** TASK PROMPT **
Report all lines holding "this".

** EXTRACTED MATERIAL **
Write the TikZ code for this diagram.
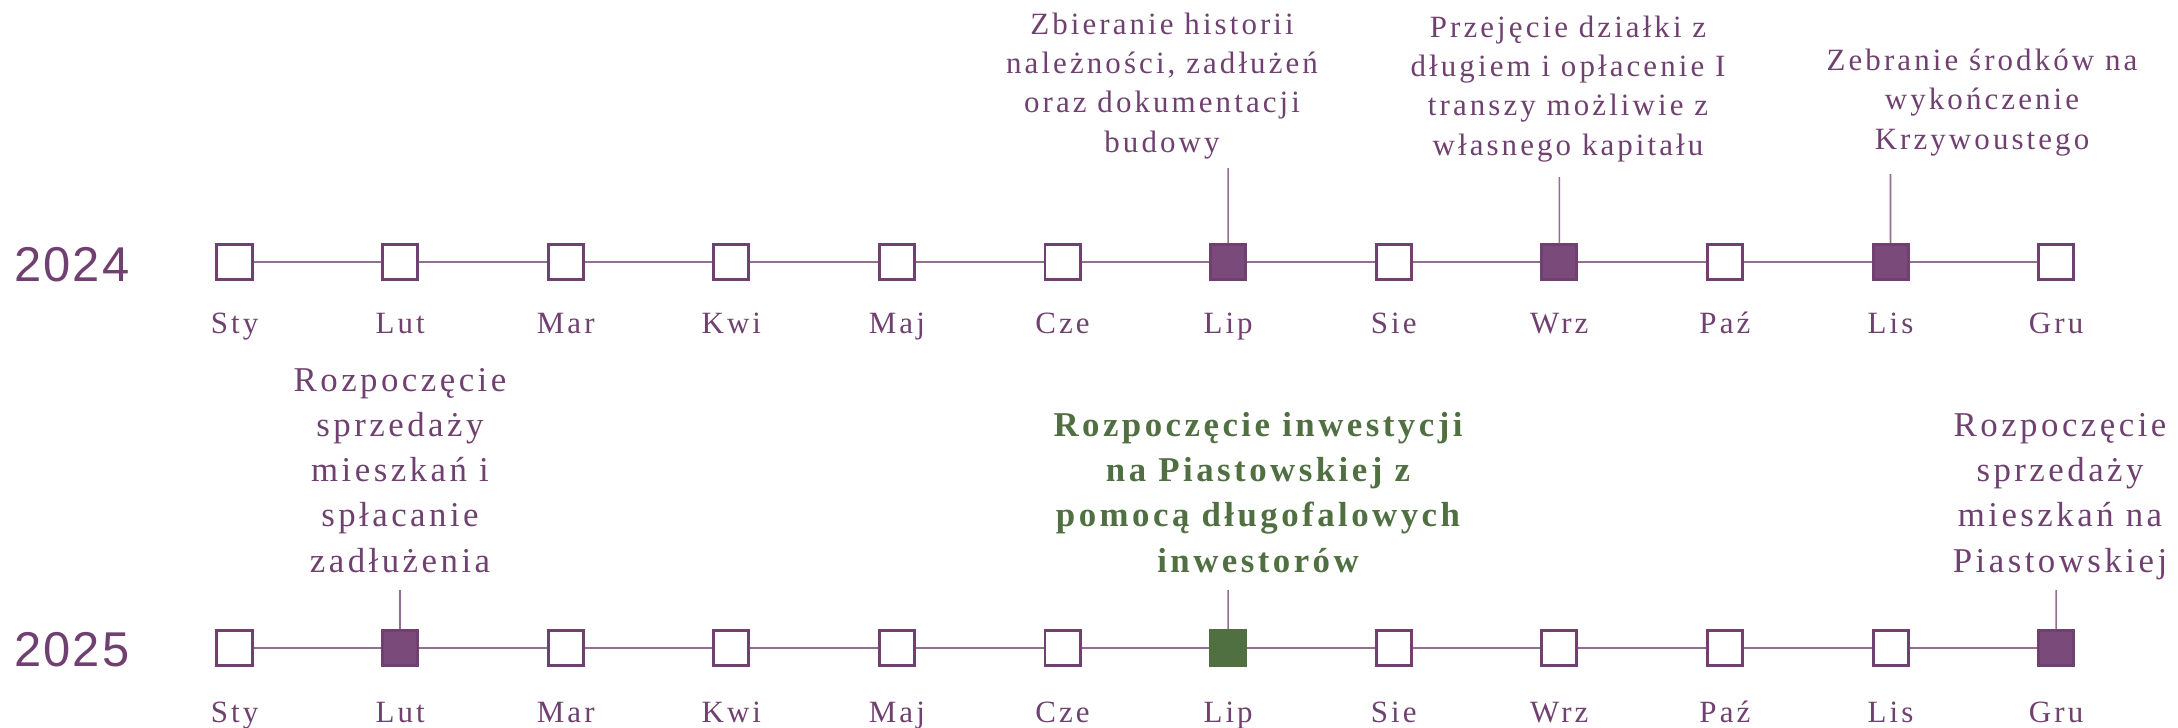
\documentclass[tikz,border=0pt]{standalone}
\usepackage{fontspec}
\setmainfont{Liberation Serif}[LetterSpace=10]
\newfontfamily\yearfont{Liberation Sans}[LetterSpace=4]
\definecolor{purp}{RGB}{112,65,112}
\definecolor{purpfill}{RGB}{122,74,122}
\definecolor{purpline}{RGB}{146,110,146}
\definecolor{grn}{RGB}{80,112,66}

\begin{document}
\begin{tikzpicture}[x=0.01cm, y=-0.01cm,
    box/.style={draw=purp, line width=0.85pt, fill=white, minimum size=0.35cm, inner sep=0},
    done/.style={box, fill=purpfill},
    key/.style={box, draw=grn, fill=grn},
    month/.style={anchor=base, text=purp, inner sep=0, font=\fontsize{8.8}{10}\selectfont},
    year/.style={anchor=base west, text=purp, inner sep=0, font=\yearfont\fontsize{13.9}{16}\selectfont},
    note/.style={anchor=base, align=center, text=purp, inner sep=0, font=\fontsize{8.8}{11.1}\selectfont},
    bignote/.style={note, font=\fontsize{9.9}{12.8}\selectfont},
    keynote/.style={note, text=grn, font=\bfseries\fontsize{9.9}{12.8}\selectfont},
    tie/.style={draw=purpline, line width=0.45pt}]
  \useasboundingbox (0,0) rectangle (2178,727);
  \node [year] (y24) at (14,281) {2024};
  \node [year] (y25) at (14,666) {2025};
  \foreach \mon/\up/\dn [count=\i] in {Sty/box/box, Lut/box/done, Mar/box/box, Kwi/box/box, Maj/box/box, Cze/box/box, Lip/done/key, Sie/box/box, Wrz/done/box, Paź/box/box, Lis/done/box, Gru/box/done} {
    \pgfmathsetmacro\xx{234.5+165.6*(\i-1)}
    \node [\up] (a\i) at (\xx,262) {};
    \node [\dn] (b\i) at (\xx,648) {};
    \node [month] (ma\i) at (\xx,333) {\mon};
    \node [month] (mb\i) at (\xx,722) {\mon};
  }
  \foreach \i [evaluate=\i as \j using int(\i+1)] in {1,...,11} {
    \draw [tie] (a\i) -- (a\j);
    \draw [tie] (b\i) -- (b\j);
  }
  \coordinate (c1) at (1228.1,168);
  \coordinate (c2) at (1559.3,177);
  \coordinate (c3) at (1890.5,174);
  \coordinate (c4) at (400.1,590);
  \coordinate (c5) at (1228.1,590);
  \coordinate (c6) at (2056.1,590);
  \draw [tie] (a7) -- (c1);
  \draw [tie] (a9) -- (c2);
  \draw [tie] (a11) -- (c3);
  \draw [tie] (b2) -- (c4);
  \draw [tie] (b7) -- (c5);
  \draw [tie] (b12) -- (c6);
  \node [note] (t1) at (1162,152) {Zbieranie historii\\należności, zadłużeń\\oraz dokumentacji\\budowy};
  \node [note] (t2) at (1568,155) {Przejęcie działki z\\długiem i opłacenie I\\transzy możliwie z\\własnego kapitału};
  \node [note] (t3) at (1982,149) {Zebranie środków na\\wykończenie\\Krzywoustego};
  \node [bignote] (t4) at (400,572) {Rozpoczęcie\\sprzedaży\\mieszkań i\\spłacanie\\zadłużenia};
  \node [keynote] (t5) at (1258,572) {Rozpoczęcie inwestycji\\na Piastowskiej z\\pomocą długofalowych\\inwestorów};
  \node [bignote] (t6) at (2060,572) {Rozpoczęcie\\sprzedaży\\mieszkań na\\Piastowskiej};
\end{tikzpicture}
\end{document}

* * *

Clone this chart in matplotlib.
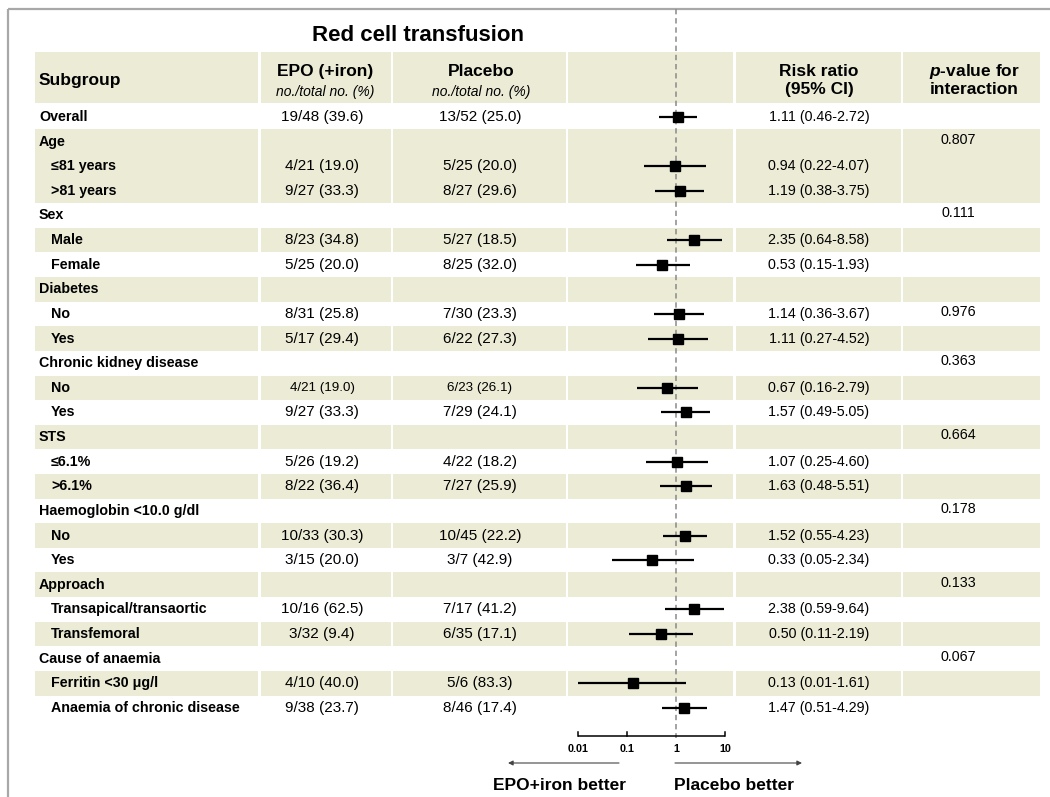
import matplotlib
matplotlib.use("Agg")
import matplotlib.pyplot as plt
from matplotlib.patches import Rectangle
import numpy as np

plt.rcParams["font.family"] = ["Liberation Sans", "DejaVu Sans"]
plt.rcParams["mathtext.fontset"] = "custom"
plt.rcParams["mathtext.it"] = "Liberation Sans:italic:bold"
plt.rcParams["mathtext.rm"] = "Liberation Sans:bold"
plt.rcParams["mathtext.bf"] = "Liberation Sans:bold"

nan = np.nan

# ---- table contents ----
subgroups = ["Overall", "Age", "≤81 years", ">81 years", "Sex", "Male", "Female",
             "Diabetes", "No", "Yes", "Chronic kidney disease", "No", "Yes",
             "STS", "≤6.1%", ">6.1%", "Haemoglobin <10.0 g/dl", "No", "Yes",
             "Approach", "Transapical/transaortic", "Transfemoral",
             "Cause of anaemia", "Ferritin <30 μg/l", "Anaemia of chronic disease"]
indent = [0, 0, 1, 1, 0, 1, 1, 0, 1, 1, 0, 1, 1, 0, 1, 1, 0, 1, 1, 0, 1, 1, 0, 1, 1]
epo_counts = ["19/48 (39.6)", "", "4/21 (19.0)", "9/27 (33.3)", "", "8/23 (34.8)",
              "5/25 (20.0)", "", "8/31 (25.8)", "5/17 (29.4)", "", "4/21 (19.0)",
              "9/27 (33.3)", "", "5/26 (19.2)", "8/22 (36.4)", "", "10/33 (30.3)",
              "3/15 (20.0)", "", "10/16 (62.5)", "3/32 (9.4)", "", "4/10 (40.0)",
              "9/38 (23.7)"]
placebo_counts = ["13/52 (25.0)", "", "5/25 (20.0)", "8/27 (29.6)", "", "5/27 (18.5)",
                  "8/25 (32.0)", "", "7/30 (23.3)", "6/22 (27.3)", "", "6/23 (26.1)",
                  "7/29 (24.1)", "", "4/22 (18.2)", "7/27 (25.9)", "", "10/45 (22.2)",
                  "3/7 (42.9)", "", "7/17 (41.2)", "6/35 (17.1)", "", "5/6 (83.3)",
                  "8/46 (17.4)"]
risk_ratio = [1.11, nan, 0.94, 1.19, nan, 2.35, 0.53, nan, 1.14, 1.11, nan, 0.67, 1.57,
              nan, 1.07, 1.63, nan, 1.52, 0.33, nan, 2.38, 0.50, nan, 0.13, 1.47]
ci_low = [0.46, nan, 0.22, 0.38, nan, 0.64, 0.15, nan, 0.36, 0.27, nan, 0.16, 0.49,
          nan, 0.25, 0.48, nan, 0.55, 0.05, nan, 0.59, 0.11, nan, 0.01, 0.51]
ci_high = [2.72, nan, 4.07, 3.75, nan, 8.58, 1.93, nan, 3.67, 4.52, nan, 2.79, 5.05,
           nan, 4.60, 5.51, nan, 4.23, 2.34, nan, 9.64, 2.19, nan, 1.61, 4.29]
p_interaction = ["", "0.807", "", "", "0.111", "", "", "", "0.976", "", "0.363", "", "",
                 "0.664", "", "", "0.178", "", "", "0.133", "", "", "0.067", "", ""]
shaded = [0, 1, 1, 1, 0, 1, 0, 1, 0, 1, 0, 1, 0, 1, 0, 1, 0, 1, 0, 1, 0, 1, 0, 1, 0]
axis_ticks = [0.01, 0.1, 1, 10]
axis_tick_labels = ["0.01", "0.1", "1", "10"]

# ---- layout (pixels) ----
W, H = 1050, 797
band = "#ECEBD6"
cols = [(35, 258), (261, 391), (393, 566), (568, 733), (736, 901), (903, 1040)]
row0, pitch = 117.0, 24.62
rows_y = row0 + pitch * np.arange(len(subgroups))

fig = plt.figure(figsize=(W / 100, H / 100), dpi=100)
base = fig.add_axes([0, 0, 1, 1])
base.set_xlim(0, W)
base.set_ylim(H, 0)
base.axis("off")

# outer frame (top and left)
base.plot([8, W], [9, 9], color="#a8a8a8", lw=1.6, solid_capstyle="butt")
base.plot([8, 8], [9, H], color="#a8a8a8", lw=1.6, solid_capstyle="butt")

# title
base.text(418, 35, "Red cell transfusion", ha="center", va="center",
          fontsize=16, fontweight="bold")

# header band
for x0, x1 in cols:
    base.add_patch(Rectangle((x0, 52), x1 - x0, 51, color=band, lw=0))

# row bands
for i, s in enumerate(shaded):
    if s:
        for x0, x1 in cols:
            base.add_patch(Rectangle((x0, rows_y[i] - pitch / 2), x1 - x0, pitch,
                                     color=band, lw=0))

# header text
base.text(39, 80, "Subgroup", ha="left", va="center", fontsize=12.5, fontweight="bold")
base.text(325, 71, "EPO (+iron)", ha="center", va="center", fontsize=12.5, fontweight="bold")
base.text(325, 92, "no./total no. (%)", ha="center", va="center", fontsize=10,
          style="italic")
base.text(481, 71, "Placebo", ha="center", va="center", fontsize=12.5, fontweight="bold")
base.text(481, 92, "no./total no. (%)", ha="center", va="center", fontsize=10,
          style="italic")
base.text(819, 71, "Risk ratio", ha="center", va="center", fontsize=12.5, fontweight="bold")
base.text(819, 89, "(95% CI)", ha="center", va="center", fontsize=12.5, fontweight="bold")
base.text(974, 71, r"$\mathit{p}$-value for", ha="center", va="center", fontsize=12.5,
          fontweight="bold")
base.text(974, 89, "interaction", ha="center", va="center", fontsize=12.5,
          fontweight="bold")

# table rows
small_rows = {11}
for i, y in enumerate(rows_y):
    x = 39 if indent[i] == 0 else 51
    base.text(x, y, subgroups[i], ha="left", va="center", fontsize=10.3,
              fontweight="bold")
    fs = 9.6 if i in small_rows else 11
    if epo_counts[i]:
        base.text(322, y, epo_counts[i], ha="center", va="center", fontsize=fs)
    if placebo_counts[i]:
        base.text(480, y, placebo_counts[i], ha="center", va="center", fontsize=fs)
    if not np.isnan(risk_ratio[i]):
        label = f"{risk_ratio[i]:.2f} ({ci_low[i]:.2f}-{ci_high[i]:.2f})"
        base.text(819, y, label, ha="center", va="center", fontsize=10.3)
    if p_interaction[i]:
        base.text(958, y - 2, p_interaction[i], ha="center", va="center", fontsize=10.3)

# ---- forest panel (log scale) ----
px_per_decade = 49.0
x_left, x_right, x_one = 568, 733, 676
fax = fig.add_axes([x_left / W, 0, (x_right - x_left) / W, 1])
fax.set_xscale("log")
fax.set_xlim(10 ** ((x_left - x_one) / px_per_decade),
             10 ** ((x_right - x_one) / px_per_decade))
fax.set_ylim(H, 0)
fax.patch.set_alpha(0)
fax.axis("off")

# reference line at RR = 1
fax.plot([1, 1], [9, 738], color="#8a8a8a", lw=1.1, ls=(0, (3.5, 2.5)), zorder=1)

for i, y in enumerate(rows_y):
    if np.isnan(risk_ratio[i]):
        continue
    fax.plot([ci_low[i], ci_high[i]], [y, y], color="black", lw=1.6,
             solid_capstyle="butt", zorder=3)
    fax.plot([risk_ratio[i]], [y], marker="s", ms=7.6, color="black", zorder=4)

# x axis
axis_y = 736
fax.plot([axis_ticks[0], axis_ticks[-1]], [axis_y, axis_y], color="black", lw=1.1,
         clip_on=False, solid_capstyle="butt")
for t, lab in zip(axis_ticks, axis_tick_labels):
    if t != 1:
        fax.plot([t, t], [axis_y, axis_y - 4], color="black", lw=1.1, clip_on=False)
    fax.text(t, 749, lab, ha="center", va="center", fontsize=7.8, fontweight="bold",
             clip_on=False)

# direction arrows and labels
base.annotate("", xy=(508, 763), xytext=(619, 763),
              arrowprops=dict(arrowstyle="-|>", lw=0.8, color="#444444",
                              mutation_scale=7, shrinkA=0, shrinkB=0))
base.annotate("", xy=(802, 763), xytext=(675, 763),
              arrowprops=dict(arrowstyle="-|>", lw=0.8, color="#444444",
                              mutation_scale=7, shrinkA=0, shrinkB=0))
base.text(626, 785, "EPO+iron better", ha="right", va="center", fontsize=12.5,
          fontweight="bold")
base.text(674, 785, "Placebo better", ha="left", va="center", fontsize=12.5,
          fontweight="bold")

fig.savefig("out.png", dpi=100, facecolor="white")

** OUTPUT OF THE TASK **
Write the TikZ code for this diagram.
Clone this chart in matplotlib.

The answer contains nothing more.